Sit where the light corrupts your face,
Mies van der Rohe retires from grace.
And the fair fables fall.
– Gwendolyn Brooks, In the Mecca

Together, we envisage a project that investigates displaced or effaced histories of architecture and urban space in the near South Side of Chicago through the creation of site-specific audiovisual installations.

The built environment – as a theatre of wishes and fears about past, present and future – is at the forefront in all of Burgin’s production. His work is concerned with the ways real objects in actual space are mediated through memory and fantasy – the way “space” becomes place. Many of Burgin’s video and photographic installations respond to specific architectural sites and explore the erased or disappeared cultural histories, real and/or imagined, inscribed in those spaces. Many of these sites provide occasions for exploring how historical conflicts between utopian and counter-utopian forces are expressed.
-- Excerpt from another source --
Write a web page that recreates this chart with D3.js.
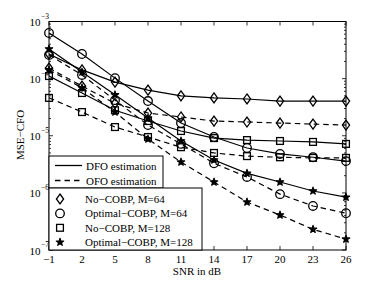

We imagine a transdisciplinary collaboration (between ourselves, and between ourselves and students) that investigates how artistic practice can produce counter-historical knowledge of the conflicted histories of specific urban locations. We are especially intrigued to take as our point of departure the vexed history of The Mecca. Built in the late 19th century, The Mecca was an architecturally significant structure representative of Chicago’s claims to modernity and innovative urban planning through the combination of high-density structures with more suburban residential features. By the 1920s, the building became a “mecca” for African-Americans aspiring to the middle class. The great poet Gwendolyn Brooks worked there, and wrote about it in her book of poetry, In the Mecca.  Civil rights pioneer Ida B. Wells and heavyweight champ Joe Louis lived there as well, and the structure even inspired a popular song, “Mecca Flat Blues”. Despite great protest, The Mecca was demolished as part of the expansion of the Illinois Institute of Design under the plan of Mies van der Rohe. This site and its Bronzeville environs thus present many fascinating opportunities for us, and students, to explore themes of displaced architectures, competing visions of modernism and utopia, and conflicts in popular and cultural memory.

The risk and the experiment of our proposal involves finding new forms and practices for conducting what we call research in practice. In other words, research conceived not just as preparatory and prior to creative activity, but as taking place in and through artistic practices that seek out experimentally new strategies of text-image relations, spatial and temporal organization of installed elements, and novel moving image forms, including digital design and 3D computer modeling. We wager that critical historical knowledge can be produced not only through representation and designation but also in disjunctive and associative combinations of text and image, and the imaginative colligation of different media forms.